■ **Direction**: Exactly as written, retype the listing below, omitting the pictures.
───── Data excerpt ─────
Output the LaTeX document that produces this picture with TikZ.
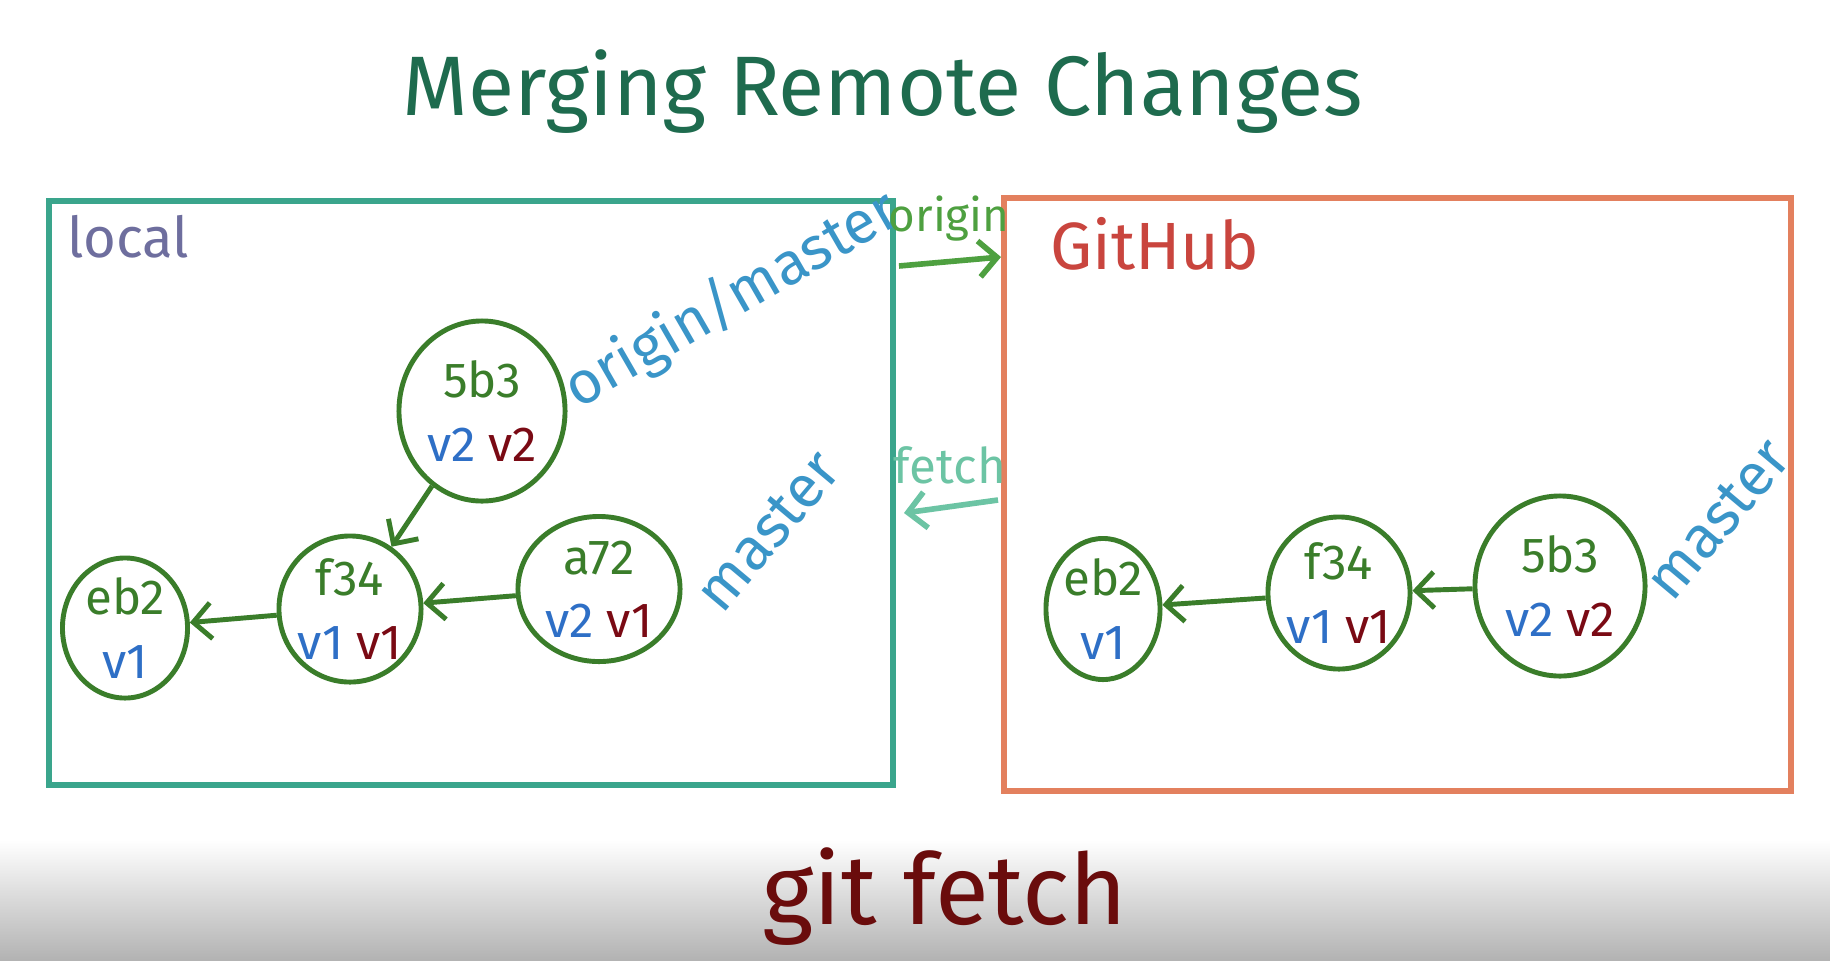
\documentclass[tikz,border=0pt]{standalone}
\usepackage{fontspec}
\setmainfont{Fira Sans}
\usepackage{xcolor}
\usetikzlibrary{arrows.meta}
\usetikzlibrary{shapes.geometric}

\definecolor{titlegreen}{HTML}{1E6B4E}
\definecolor{localteal}{HTML}{3AA58C}
\definecolor{huborange}{HTML}{E3805E}
\definecolor{localgray}{HTML}{6E6E9E}
\definecolor{hubred}{HTML}{C9453E}
\definecolor{commitgreen}{HTML}{3A7D2A}
\definecolor{verblue}{HTML}{2E6FC6}
\definecolor{verred}{HTML}{7A0A14}
\definecolor{branchblue}{HTML}{3A95C8}
\definecolor{origingreen}{HTML}{4EA040}
\definecolor{fetchgreen}{HTML}{6CC4A4}
\definecolor{cmdred}{HTML}{6A0C0C}

\newcommand{\vbl}[1]{\textcolor{verblue}{#1}}
\newcommand{\vrd}[1]{\textcolor{verred}{#1}}

\begin{document}
\begin{tikzpicture}[x=0.01cm,y=-0.01cm,
  >={Straight Barb[length=1.8mm,width=3.6mm]},
  commit/.style={ellipse,draw=commitgreen,line width=1.4pt,inner sep=0pt},
  hash/.style={text=commitgreen,align=center,font=\fontsize{14}{18}\selectfont},
  parent/.style={->,draw=commitgreen,line width=1.4pt},
  branch/.style={text=branchblue,font=\fontsize{17}{20}\selectfont}]
\useasboundingbox (0,0) rectangle (1830,960);
\fill[white] (0,0) rectangle (1830,960);
\shade[top color=white,bottom color=black!30] (0,840) rectangle (1830,960);

\node[text=titlegreen,font=\fontsize{24}{28}\selectfont] (title) at (883,92) {Merging Remote Changes};

% the two repositories
\draw[localteal,line width=1.5pt] (49,201) rectangle (893,785);
\draw[huborange,line width=1.5pt] (1004,198) rectangle (1791,791);
\node[text=localgray,font=\fontsize{16}{18}\selectfont,anchor=north west] (local) at (55,203) {local};
\node[text=hubred,font=\fontsize{19}{22}\selectfont,anchor=north west] (github) at (1038,205) {GitHub};

% local commits
\node[commit,minimum width=1.66cm,minimum height=1.80cm,label={[hash]center:5b3\\\vbl{v2} \vrd{v2}}] (L5b3) at (482,411) {};
\node[commit,minimum width=1.42cm,minimum height=1.46cm,label={[hash]center:f34\\\vbl{v1} \vrd{v1}}] (Lf34) at (350,609) {};
\node[commit,minimum width=1.25cm,minimum height=1.40cm,label={[hash]center:eb2\\\vbl{v1}}] (Leb2) at (125,628) {};
\node[commit,minimum width=1.62cm,minimum height=1.45cm,label={[hash]center:a72\\\vbl{v2} \vrd{v1}}] (La72) at (599,589) {};
\draw[parent] (L5b3) -- (Lf34);
\draw[parent] (La72) -- (Lf34);
\draw[parent] (Lf34) -- (Leb2);
\node[branch,rotate=30] (Lorigin) at (732,300) {origin/master};
\node[branch,rotate=50] (Lmaster) at (768,531) {master};

% GitHub commits
\node[commit,minimum width=1.14cm,minimum height=1.41cm,label={[hash]center:eb2\\\vbl{v1}}] (Geb2) at (1103,609) {};
\node[commit,minimum width=1.42cm,minimum height=1.52cm,label={[hash]center:f34\\\vbl{v1} \vrd{v1}}] (Gf34) at (1339,593) {};
\node[commit,minimum width=1.70cm,minimum height=1.80cm,label={[hash]center:5b3\\\vbl{v2} \vrd{v2}}] (G5b3) at (1560,586) {};
\draw[parent] (G5b3) -- (Gf34);
\draw[parent] (Gf34) -- (Geb2);
\node[branch,rotate=50] (Gmaster) at (1718,519) {master};

% remote link
\node[text=origingreen,font=\fontsize{13}{15}\selectfont] (origin) at (949,219) {origin};
\coordinate (origstart) at (899,266);
\coordinate (origend) at (1001,257);
\draw[->,origingreen,line width=1.6pt] (origstart) -- (origend);
\node[text=fetchgreen,font=\fontsize{14}{16}\selectfont] (fetch) at (950,465) {fetch};
\coordinate (fetchstart) at (998,500);
\coordinate (fetchend) at (904,513);
\draw[->,fetchgreen,line width=1.6pt] (fetchstart) -- (fetchend);

\node[text=cmdred,font=\fontsize{28}{32}\selectfont] (cmd) at (945,897) {git fetch};
\end{tikzpicture}
\end{document}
─────
■ **Solution**:
Output the LaTeX document that produces this picture with TikZ.
\documentclass[tikz,border=0pt]{standalone}
\usepackage{fontspec}
\setmainfont{Fira Sans}
\usepackage{xcolor}
\usetikzlibrary{arrows.meta}
\usetikzlibrary{shapes.geometric}

\definecolor{titlegreen}{HTML}{1E6B4E}
\definecolor{localteal}{HTML}{3AA58C}
\definecolor{huborange}{HTML}{E3805E}
\definecolor{localgray}{HTML}{6E6E9E}
\definecolor{hubred}{HTML}{C9453E}
\definecolor{commitgreen}{HTML}{3A7D2A}
\definecolor{verblue}{HTML}{2E6FC6}
\definecolor{verred}{HTML}{7A0A14}
\definecolor{branchblue}{HTML}{3A95C8}
\definecolor{origingreen}{HTML}{4EA040}
\definecolor{fetchgreen}{HTML}{6CC4A4}
\definecolor{cmdred}{HTML}{6A0C0C}

\newcommand{\vbl}[1]{\textcolor{verblue}{#1}}
\newcommand{\vrd}[1]{\textcolor{verred}{#1}}

\begin{document}
\begin{tikzpicture}[x=0.01cm,y=-0.01cm,
  >={Straight Barb[length=1.8mm,width=3.6mm]},
  commit/.style={ellipse,draw=commitgreen,line width=1.4pt,inner sep=0pt},
  hash/.style={text=commitgreen,align=center,font=\fontsize{14}{18}\selectfont},
  parent/.style={->,draw=commitgreen,line width=1.4pt},
  branch/.style={text=branchblue,font=\fontsize{17}{20}\selectfont}]
\useasboundingbox (0,0) rectangle (1830,960);
\fill[white] (0,0) rectangle (1830,960);
\shade[top color=white,bottom color=black!30] (0,840) rectangle (1830,960);

\node[text=titlegreen,font=\fontsize{24}{28}\selectfont] (title) at (883,92) {Merging Remote Changes};

% the two repositories
\draw[localteal,line width=1.5pt] (49,201) rectangle (893,785);
\draw[huborange,line width=1.5pt] (1004,198) rectangle (1791,791);
\node[text=localgray,font=\fontsize{16}{18}\selectfont,anchor=north west] (local) at (55,203) {local};
\node[text=hubred,font=\fontsize{19}{22}\selectfont,anchor=north west] (github) at (1038,205) {GitHub};

% local commits
\node[commit,minimum width=1.66cm,minimum height=1.80cm,label={[hash]center:5b3\\\vbl{v2} \vrd{v2}}] (L5b3) at (482,411) {};
\node[commit,minimum width=1.42cm,minimum height=1.46cm,label={[hash]center:f34\\\vbl{v1} \vrd{v1}}] (Lf34) at (350,609) {};
\node[commit,minimum width=1.25cm,minimum height=1.40cm,label={[hash]center:eb2\\\vbl{v1}}] (Leb2) at (125,628) {};
\node[commit,minimum width=1.62cm,minimum height=1.45cm,label={[hash]center:a72\\\vbl{v2} \vrd{v1}}] (La72) at (599,589) {};
\draw[parent] (L5b3) -- (Lf34);
\draw[parent] (La72) -- (Lf34);
\draw[parent] (Lf34) -- (Leb2);
\node[branch,rotate=30] (Lorigin) at (732,300) {origin/master};
\node[branch,rotate=50] (Lmaster) at (768,531) {master};

% GitHub commits
\node[commit,minimum width=1.14cm,minimum height=1.41cm,label={[hash]center:eb2\\\vbl{v1}}] (Geb2) at (1103,609) {};
\node[commit,minimum width=1.42cm,minimum height=1.52cm,label={[hash]center:f34\\\vbl{v1} \vrd{v1}}] (Gf34) at (1339,593) {};
\node[commit,minimum width=1.70cm,minimum height=1.80cm,label={[hash]center:5b3\\\vbl{v2} \vrd{v2}}] (G5b3) at (1560,586) {};
\draw[parent] (G5b3) -- (Gf34);
\draw[parent] (Gf34) -- (Geb2);
\node[branch,rotate=50] (Gmaster) at (1718,519) {master};

% remote link
\node[text=origingreen,font=\fontsize{13}{15}\selectfont] (origin) at (949,219) {origin};
\coordinate (origstart) at (899,266);
\coordinate (origend) at (1001,257);
\draw[->,origingreen,line width=1.6pt] (origstart) -- (origend);
\node[text=fetchgreen,font=\fontsize{14}{16}\selectfont] (fetch) at (950,465) {fetch};
\coordinate (fetchstart) at (998,500);
\coordinate (fetchend) at (904,513);
\draw[->,fetchgreen,line width=1.6pt] (fetchstart) -- (fetchend);

\node[text=cmdred,font=\fontsize{28}{32}\selectfont] (cmd) at (945,897) {git fetch};
\end{tikzpicture}
\end{document}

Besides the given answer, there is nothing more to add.